- Directed by: Terri Hanauer
- Written by: Peter Lefcourt
- Produced by: Linda L. Miller
- Starring: Natalie Zea; Jeffrey Vincent Parise;
- Cinematography: Marco Fargnoli
- Edited by: Michael X. Flores
- Music by: Emanuele Arnone Dino Herrmann
- Production company: Sweet Talk Productions
- Release date: 2 March 2013 (Cinequest Film Festival);
- Running time: 92 minutes
- Country: United States
- Language: English

= Sweet Talk (film) =

Sweet Talk is a 2013 American adventure drama film directed by Terri Hanauer, starring Natalie Zea and Jeffrey Vincent Parise.

==Cast==
- Natalie Zea as Delilah
- Jeffrey Vincent Parise as Samson
- John Glover as Professor / Count
- Lindsay Hollister as Ginny
- Karen Austin as Newsvender / Nurse
- Time Winters as Silent Man
- Anzu Lawson as Suzi Yamagutchi
- Andre Myers as Marcus
- Devion Andrez Coleman as Tremayne

==Reception==
Annlee Ellingson of the Los Angeles Times wrote that while Zea "gives a natural performance amid a neighborhood of painful stereotypes", she "doesn’t adjust her cadence, let alone accent, for the historical flashbacks, bringing a modern sensibility that limits the effectiveness of these scenes", while Parise is "reduced to talking to a pet bird to explain his emotions."

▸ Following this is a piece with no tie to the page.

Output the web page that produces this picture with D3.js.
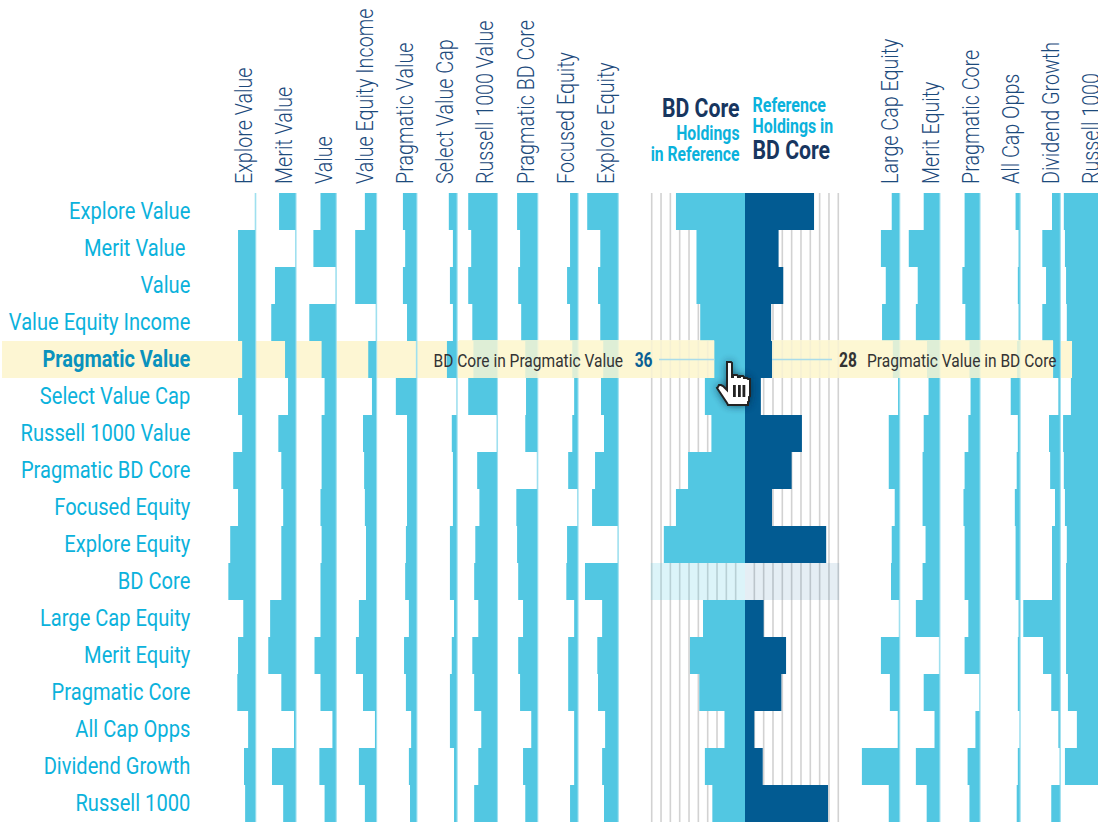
<!DOCTYPE html>
<html><head><meta charset="utf-8">
<script src="https://cdn.jsdelivr.net/npm/d3@7"></script>
<style>
html,body{margin:0;padding:0;background:#fff;overflow:hidden}
svg{display:block;font-family:Roboto,sans-serif}
text{white-space:pre}
</style></head><body>
<svg id="c" width="1098" height="822"></svg>
<script>
const rowNames=["Explore Value","Merit Value ","Value","Value Equity Income","Pragmatic Value","Select Value Cap","Russell 1000 Value","Pragmatic BD Core","Focused Equity","Explore Equity","BD Core","Large Cap Equity","Merit Equity","Pragmatic Core","All Cap Opps","Dividend Growth","Russell 1000"];
const leftColumns=["Explore Value","Merit Value","Value","Value Equity Income","Pragmatic Value","Select Value Cap","Russell 1000 Value","Pragmatic BD Core","Focused Equity","Explore Equity"];
const rightColumns=["Large Cap Equity","Merit Equity","Pragmatic Core","All Cap Opps","Dividend Growth","Russell 1000"];
// each array: overlap % per row, top to bottom
const exploreValue=[0,46,46,46,35,46,35,59,46,67,72,32,46,48,19,30,27];
const meritValue=[44,0,55,65,28,20,46,38,33,38,38,68,73,38,4,63,33];
const valueFund=[41,60,0,71,38,30,38,38,41,38,41,41,57,41,9,44,30];
const valueEquityIncome=[30,56,56,0,21,11,35,32,30,27,27,46,54,35,3,46,30];
const pragmaticValue=[36,30,36,25,0,55,25,25,25,28,30,20,33,28,14,20,17];
const selectValueCap=[21,10,18,10,26,0,13,10,10,18,18,7,13,18,18,7,7];
const russell1000Value=[77,69,77,66,63,77,0,53,47,58,61,50,66,61,42,50,61];
const pragmaticBDCore=[54,46,51,43,32,30,32,0,56,54,51,38,51,46,16,38,32];
const focusedEquity=[20,20,28,20,14,9,14,25,0,28,30,9,25,25,9,9,20];
const exploreEquity=[82,47,53,47,39,45,37,61,69,0,88,42,55,53,34,42,37];
const largeCapEquity=[20,49,36,46,17,3,28,28,12,20,22,0,49,25,4,100,28];
const meritEquity=[42,82,58,63,33,29,42,45,45,37,45,63,0,42,13,63,34];
const pragmaticCore=[40,40,46,38,27,24,30,40,43,40,40,30,40,0,11,32,27];
const allCapOpps=[11,3,5,3,7,24,5,8,13,11,11,3,5,5,0,5,8];
const dividendGrowth=[21,47,37,47,18,4,29,26,13,21,21,98,45,23,4,0,23];
const russell1000=[97,94,91,89,75,78,99,97,94,89,91,91,91,86,62,94,0];
const leftValues=[exploreValue,meritValue,valueFund,valueEquityIncome,pragmaticValue,selectValueCap,russell1000Value,pragmaticBDCore,focusedEquity,exploreEquity];
const rightValues=[largeCapEquity,meritEquity,pragmaticCore,allCapOpps,dividendGrowth,russell1000];
const bdCoreInReference=[74,52,52,48,33,43,36,61,74,87,0,45,59,49,22,43,35];
const referenceInBDCore=[74,36,41,28,29,17,61,50,29,87,0,20,44,39,10,19,89];
const hoverRow="Pragmatic Value", focusRow="BD Core";
const hoverLeftLabel="BD Core in Pragmatic Value", hoverRightLabel="Pragmatic Value in BD Core";
const hoverLeftValue="36", hoverRightValue="28";

const BAR="#52c7e2",DARK="#025b92",LIGHTLINE="#9fe0ef",CYANTXT="#0bb2dc",NAVY="#17365f",GRID="#d2d2d2",YEL="#fdf6d3";
const svg=d3.select("#c");
const y=d3.scaleBand().domain(rowNames).range([193,822]);
const yLabel=d3.scalePoint().domain(rowNames).range([219.4,810.6]);
const xL=d3.scalePoint().domain(leftColumns).range([255.2,617.8]);
const xR=d3.scalePoint().domain(rightColumns).range([899.2,1100]);
const w=d3.scaleLinear().domain([0,100]).range([0,37.3]);
const cx=d3.scaleLinear().domain([-100,100]).range([651.7,838.3]);

function label(g,str,x,yy,opt){
  const o=Object.assign({size:22,sx:.8,fill:"#000",weight:400,anchor:"start",rot:0},opt||{});
  return g.append("text").attr("transform",`translate(${x},${yy})${o.rot?` rotate(${o.rot})`:""} scale(${o.sx},1)`)
    .attr("text-anchor",o.anchor).attr("font-size",o.size).attr("font-weight",o.weight).attr("fill",o.fill).text(str);
}
// highlight band
svg.append("rect").attr("x",2).attr("y",y(hoverRow)).attr("width",1070).attr("height",y.bandwidth()).attr("fill",YEL);
// central grid
const grid=svg.append("g");
grid.selectAll("line").data(cx.ticks(20).filter(d=>d!==0)).join("line")
  .attr("x1",d=>cx(d)).attr("x2",d=>cx(d)).attr("y1",193).attr("y2",822)
  .attr("stroke",GRID).attr("stroke-width",1.6);
// focus row tint
svg.append("rect").attr("x",cx(-100)-1).attr("y",y(focusRow)).attr("width",cx(0)-cx(-100)+1).attr("height",y.bandwidth()).attr("fill",BAR).attr("opacity",.2);
svg.append("rect").attr("x",cx(0)).attr("y",y(focusRow)).attr("width",cx(100)-cx(0)+1).attr("height",y.bandwidth()).attr("fill",DARK).attr("opacity",.1);
// small columns
function col(names,vals,x,off){
  names.forEach((n,i)=>{
    const g=svg.append("g");
    g.append("line").attr("x1",x(n)+.3).attr("x2",x(n)+.3).attr("y1",193).attr("y2",822).attr("stroke",LIGHTLINE).attr("stroke-width",1.6);
    g.selectAll("rect").data(vals[i].map((v,r)=>({v,r:rowNames[r]}))).join("rect")
      .attr("x",d=>x(n)-w(d.v)).attr("y",d=>y(d.r)).attr("width",d=>w(d.v)).attr("height",y.bandwidth()).attr("fill",BAR);
    label(svg,n.trim(),x(n)+off,184,{size:24,sx:.822,weight:300,fill:"#1c4a7c",rot:-90});
  });
}
col(leftColumns,leftValues,xL,-3.5);
col(rightColumns,rightValues,xR,-.8);
// central bars
svg.append("g").selectAll("rect").data(bdCoreInReference.map((v,r)=>({v,r:rowNames[r]}))).join("rect")
  .attr("x",d=>cx(-d.v)).attr("y",d=>y(d.r)).attr("width",d=>cx(0)-cx(-d.v)).attr("height",y.bandwidth()).attr("fill",BAR);
svg.append("g").selectAll("rect").data(referenceInBDCore.map((v,r)=>({v,r:rowNames[r]}))).join("rect")
  .attr("x",cx(0)).attr("y",d=>y(d.r)).attr("width",d=>cx(d.v)-cx(0)).attr("height",y.bandwidth()).attr("fill",DARK);
// hover overlays
const hy=y(hoverRow),hr=hy+y.bandwidth()/2;
const iL=rowNames.indexOf(hoverRow);
svg.append("rect").attr("x",459).attr("y",hy-1).attr("width",cx(-bdCoreInReference[iL])-459).attr("height",y.bandwidth()+1).attr("fill",YEL).attr("opacity",.82);
svg.append("rect").attr("x",cx(referenceInBDCore[iL])).attr("y",hy-1).attr("width",1053-cx(referenceInBDCore[iL])).attr("height",y.bandwidth()+1).attr("fill",YEL).attr("opacity",.82);
svg.append("line").attr("x1",659).attr("x2",cx(-bdCoreInReference[iL])).attr("y1",hr).attr("y2",hr).attr("stroke","#a9dcea").attr("stroke-width",1.4);
svg.append("line").attr("x1",cx(referenceInBDCore[iL])).attr("x2",832).attr("y1",hr).attr("y2",hr).attr("stroke","#a9dcea").attr("stroke-width",1.4);
// row labels
rowNames.forEach(n=>{
  const h=n===hoverRow;
  label(svg,n,190.3,yLabel(n),{size:23.5,sx:h?.85:.856,anchor:"end",fill:h?"#0a92bd":CYANTXT,weight:h?700:400});
});
// hover labels
label(svg,hoverLeftLabel,623,hr+7,{size:19,sx:.818,anchor:"end",fill:"#333"});
label(svg,hoverRightLabel,867,hr+7,{size:19,sx:.818,fill:"#333"});
label(svg,hoverLeftValue,652.5,hr+7.5,{size:20.5,sx:.76,anchor:"end",fill:"#0a5f94",weight:700});
label(svg,hoverRightValue,839,hr+7.5,{size:20.5,sx:.76,fill:"#333",weight:700});
// header
label(svg,"BD Core",739.5,117,{size:25,sx:.85,anchor:"end",fill:NAVY,weight:700});
label(svg,"Holdings",739.5,140,{size:20,sx:.79,anchor:"end",fill:CYANTXT,weight:700});
label(svg,"in Reference",739.5,161,{size:20,sx:.785,anchor:"end",fill:CYANTXT,weight:700});
label(svg,"Reference",752.5,112,{size:20,sx:.8,fill:CYANTXT,weight:700});
label(svg,"Holdings in",752.5,133,{size:20,sx:.795,fill:CYANTXT,weight:700});
label(svg,"BD Core",752.5,159,{size:25,sx:.85,fill:NAVY,weight:700});
// hand cursor
const defs=svg.append("defs");
defs.append("filter").attr("id","blur").attr("x","-60%").attr("y","-60%").attr("width","220%").attr("height","220%")
  .append("feGaussianBlur").attr("stdDeviation",4);
const hand="M727 362h4l1 1v14h1v-2h4l1 1v1h2v-1h3l1 1v1h3l1 1h2v17l-1 1v4l-1 1v3h-20l-1-2-2-3-2-3-2-3-2-3-2-3 1-1 1-2h2l2 1 4 4v-23z";
svg.append("path").attr("d",hand).attr("fill","#00263d").attr("opacity",.9).attr("filter","url(#blur)");
svg.append("path").attr("d",hand).attr("fill","#fff").attr("stroke","#222").attr("stroke-width",2).attr("stroke-linejoin","miter");
svg.append("g").selectAll("rect").data([733,738,742.5]).join("rect").attr("x",d=>d).attr("y",385).attr("width",2.8).attr("height",12).attr("fill","#222");
</script>
</body></html>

Joe Leydon of Variety called the film a "borderline embarrassing vanity project that brings out the worst in TV vet Peter Lefcourt" and wrote that Zea and Parise "bring impressive measures of conviction to laughable dialogue".

Gabe Toro of IndieWire gave the film a grade of "D-" and called it "very cheap, wholly unconvincing, and loaded with dull narration.".